In Whalen v. J.P. Morgan Chase, the United States Court of Appeals for the Second Circuit, held that a loan underwriter, whose job involved approving loans, in accordance with specific guidelines provided by his employer, was not exempt from the Fair Labor Standards Act (“FLSA”). The Second Circuit covers New York, Connecticut, and Vermont.
Whalen claimed that he frequently worked in excess of 40 hours per week, requiring the payment of overtime under the FLSA as well as New York’s Minimum Wage Act and regulations. His employer, Chase, treated underwriters as exempt from overtime. Chase relied upon the “bona fide administrative” exemption recognized under the FLSA and New York law.

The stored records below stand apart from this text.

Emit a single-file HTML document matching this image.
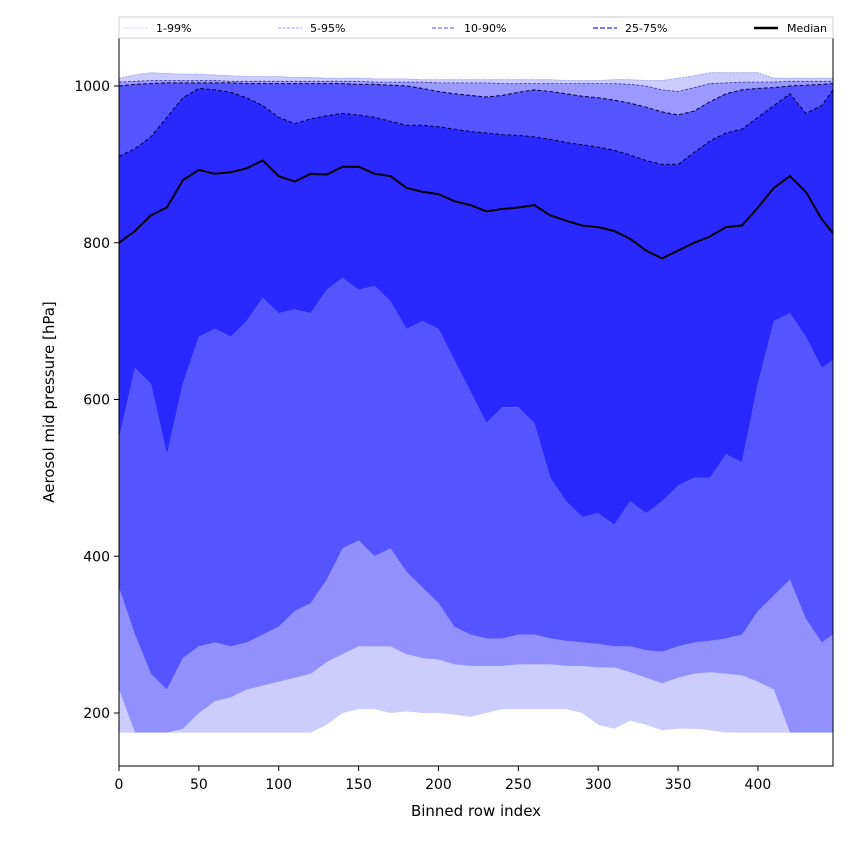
<!DOCTYPE html>
<html><head><meta charset="utf-8"><style>
body{margin:0;background:#fff;}
svg{display:block;font-family:"DejaVu Sans","Liberation Sans",sans-serif;}
</style></head><body>
<svg id="chart" width="850" height="850" viewBox="0 0 850 850">
<rect width="850" height="850" fill="#fff"/>
<g id="bands"></g>
<g id="lines"></g>
<rect x="119" y="38" width="714" height="728" fill="none" stroke="#000" stroke-width="1"/>
<g id="xticks"></g>
<g id="yticks"></g>
<text x="476" y="816" text-anchor="middle" font-size="15">Binned row index</text>
<text transform="translate(54,402) rotate(-90)" text-anchor="middle" font-size="15">Aerosol mid pressure [hPa]</text>
<g>
<rect x="119" y="17" width="714" height="21" fill="#fff" stroke="#ccc"/>
<g><line x1="124" y1="28" x2="148" y2="28" stroke="#ccccff" stroke-width="1" stroke-dasharray="2,1"/><text x="156" y="32" font-size="11">1-99%</text></g>
<g><line x1="278" y1="28" x2="302" y2="28" stroke="#9999ff" stroke-width="1" stroke-dasharray="3,1.5"/><text x="310" y="32" font-size="11">5-95%</text></g>
<g><line x1="432" y1="28" x2="456" y2="28" stroke="#7777ee" stroke-width="1.3" stroke-dasharray="4,2"/><text x="464" y="32" font-size="11">10-90%</text></g>
<g><line x1="593" y1="28" x2="617" y2="28" stroke="#6666ff" stroke-width="1.8" stroke-dasharray="5,2"/><text x="625" y="32" font-size="11">25-75%</text></g>
<g><line x1="754" y1="28" x2="778" y2="28" stroke="#000" stroke-width="2.5"/><text x="787" y="32" font-size="11">Median</text></g>
</g>
</svg>
<script>
const xs=[0,10,20,30,40,50,60,70,80,90,100,110,120,130,140,150,160,170,180,190,200,210,220,230,240,250,260,270,280,290,300,310,320,330,340,350,360,370,380,390,400,410,420,430,440,447];
const p99=[1010,1014,1017,1016,1015,1015,1014,1013,1012,1012,1012,1011,1011,1010,1010,1010,1009,1009,1009,1008,1008,1008,1008,1008,1008,1008,1008,1008,1007,1007,1007,1008,1008,1007,1007,1010,1013,1017,1017,1017,1017,1010,1010,1010,1010,1010];
const p95=[1005,1006,1007,1007,1007,1007,1007,1006,1006,1006,1006,1006,1006,1006,1006,1006,1005,1005,1005,1005,1004,1004,1004,1004,1003,1003,1003,1003,1003,1003,1003,1003,1002,1000,995,993,998,1003,1004,1005,1005,1005,1006,1006,1006,1006];
const p90=[1000,1002,1003,1004,1004,1004,1004,1004,1003,1003,1003,1003,1003,1003,1003,1002,1002,1001,1000,997,993,990,988,986,988,992,995,993,990,987,985,982,978,973,967,963,968,980,990,995,997,998,1000,1001,1002,1003];
const p75=[910,920,935,960,985,997,995,992,985,975,960,952,958,962,965,963,960,955,950,950,948,945,942,940,938,937,935,932,928,925,922,918,912,905,900,900,915,930,940,945,960,975,990,965,975,995];
const median=[800,815,835,845,880,893,888,890,895,905,885,878,888,887,897,897,888,885,870,865,862,853,848,840,843,845,848,835,828,822,820,815,805,790,780,790,800,808,820,822,845,870,885,865,830,812];
const p25=[550,640,620,530,620,680,690,680,700,730,710,715,710,740,755,740,745,725,690,700,690,650,610,570,590,590,570,500,470,450,455,440,470,455,470,490,500,500,530,520,620,700,710,680,640,650];
const p10=[360,300,250,230,270,285,290,285,290,300,310,330,340,370,410,420,400,410,380,360,340,310,300,295,295,300,300,295,292,290,288,285,285,280,278,285,290,292,295,300,330,350,370,320,290,300];
const p5=[230,175,175,175,180,200,215,220,230,235,240,245,250,265,275,285,285,285,275,270,268,262,260,260,260,262,262,262,260,260,258,258,252,245,238,245,250,252,250,248,240,230,175,175,175,175];
const p1=[175,175,175,175,175,175,175,175,175,175,175,175,175,185,200,205,205,200,202,200,200,198,195,200,205,205,205,205,205,200,185,180,190,185,178,180,180,178,175,175,175,175,175,175,175,175];
const xTicks=[0,50,100,150,200,250,300,350,400];
const yTicks=[200,400,600,800,1000];

const NS="http://www.w3.org/2000/svg";
const X=v=>119+v*(714/447);
const Y=v=>86+(1000-v)*0.78375;
const pts=(a)=>xs.map((x,i)=>X(x).toFixed(1)+","+Y(a[i]).toFixed(1));
const bands=document.getElementById('bands');
function band(lo,hi,color,name){
  const p=document.createElementNS(NS,'polygon');
  p.setAttribute('points',pts(lo).concat(pts(hi).reverse()).join(' '));
  p.setAttribute('fill',color);
  
  
  bands.appendChild(p);
}
band(p1,p5,'#ccccff','band-1-5');
band(p5,p10,'#9090ff','band-5-10');
band(p10,p25,'#5555ff','band-10-25');
band(p25,p75,'#2828ff','band-25-75');
band(p75,p90,'#5555ff','band-75-90');
band(p90,p95,'#9999ff','band-90-95');
band(p95,p99,'#ccccff','band-95-99');
const lines=document.getElementById('lines');
function line(a,color,w,dash,name){
  const l=document.createElementNS(NS,'polyline');
  l.setAttribute('points',pts(a).join(' '));
  l.setAttribute('fill','none');
  l.setAttribute('stroke',color);
  l.setAttribute('stroke-width',w);
  if(dash)l.setAttribute('stroke-dasharray',dash);
  
  
  lines.appendChild(l);
}
line(p99,'#9999ee',0.8,'2,1','line-p99');
line(p95,'#333399',0.8,'3,1.5','line-p95');
line(p90,'#000044',1,'4,2','line-p90');
line(p75,'#000044',1,'4,2','line-p75');
line(median,'#000',2,null,'median-line');
const xg=document.getElementById('xticks');
xTicks.forEach(v=>{
  const t=document.createElementNS(NS,'line');
  t.setAttribute('x1',X(v));t.setAttribute('x2',X(v));t.setAttribute('y1',766);t.setAttribute('y2',771);
  t.setAttribute('stroke','#000');
  
  
  xg.appendChild(t);
  const s=document.createElementNS(NS,'text');
  s.setAttribute('x',X(v));s.setAttribute('y',789);s.setAttribute('text-anchor','middle');s.setAttribute('font-size','14');
  s.textContent=v;
  
  
  xg.appendChild(s);
});
const yg=document.getElementById('yticks');
yTicks.forEach(v=>{
  const t=document.createElementNS(NS,'line');
  t.setAttribute('x1',114);t.setAttribute('x2',119);t.setAttribute('y1',Y(v));t.setAttribute('y2',Y(v));
  t.setAttribute('stroke','#000');
  
  
  yg.appendChild(t);
  const s=document.createElementNS(NS,'text');
  s.setAttribute('x',110);s.setAttribute('y',Y(v)+5);s.setAttribute('text-anchor','end');s.setAttribute('font-size','14');
  s.textContent=v;
  
  
  yg.appendChild(s);
});
</script>
</body></html>
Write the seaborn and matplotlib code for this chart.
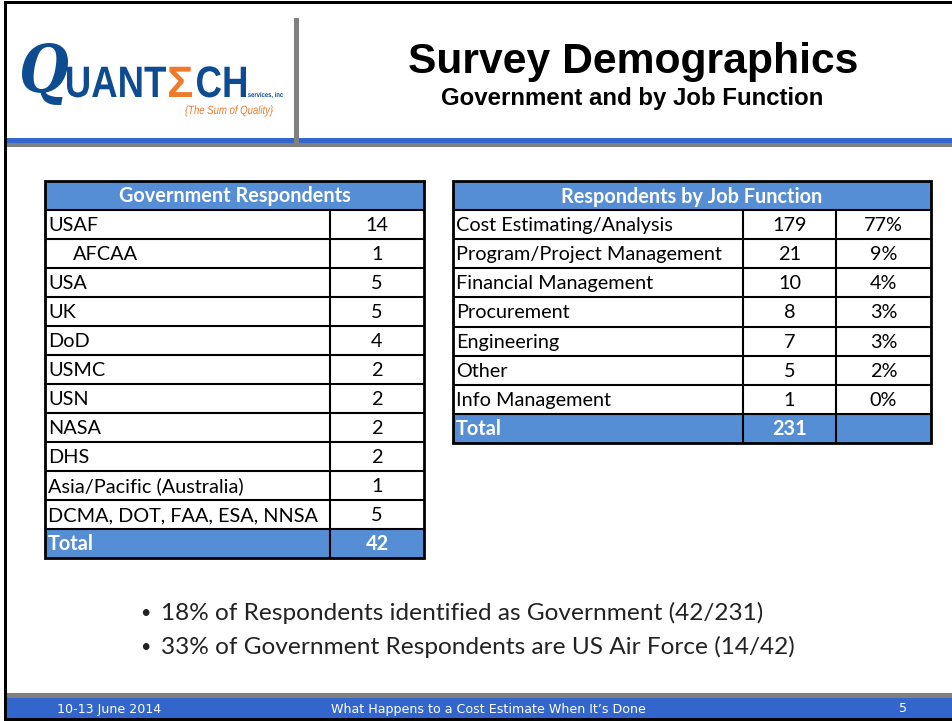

The lower court had ruled in favor of Chase.
A worker is employed in a bona fide administrative capacity if he or she performs work “directly related to management policies or general business operations” and “customarily and regularly exercises discretion and independent judgment.” 29 C.F.R. § 541.2(a). However, production or sales-related work does not constitute “administrative” type work sufficient to trigger the exception. The Second Circuit reversed the district court, and found that Whalen was employed in a “production” and not administrative capacity.
According to the court,
we have drawn an important distinction between employees directly producing the good or service that is the primary output of a business and employees performing general administrative work applicable to the running of any business.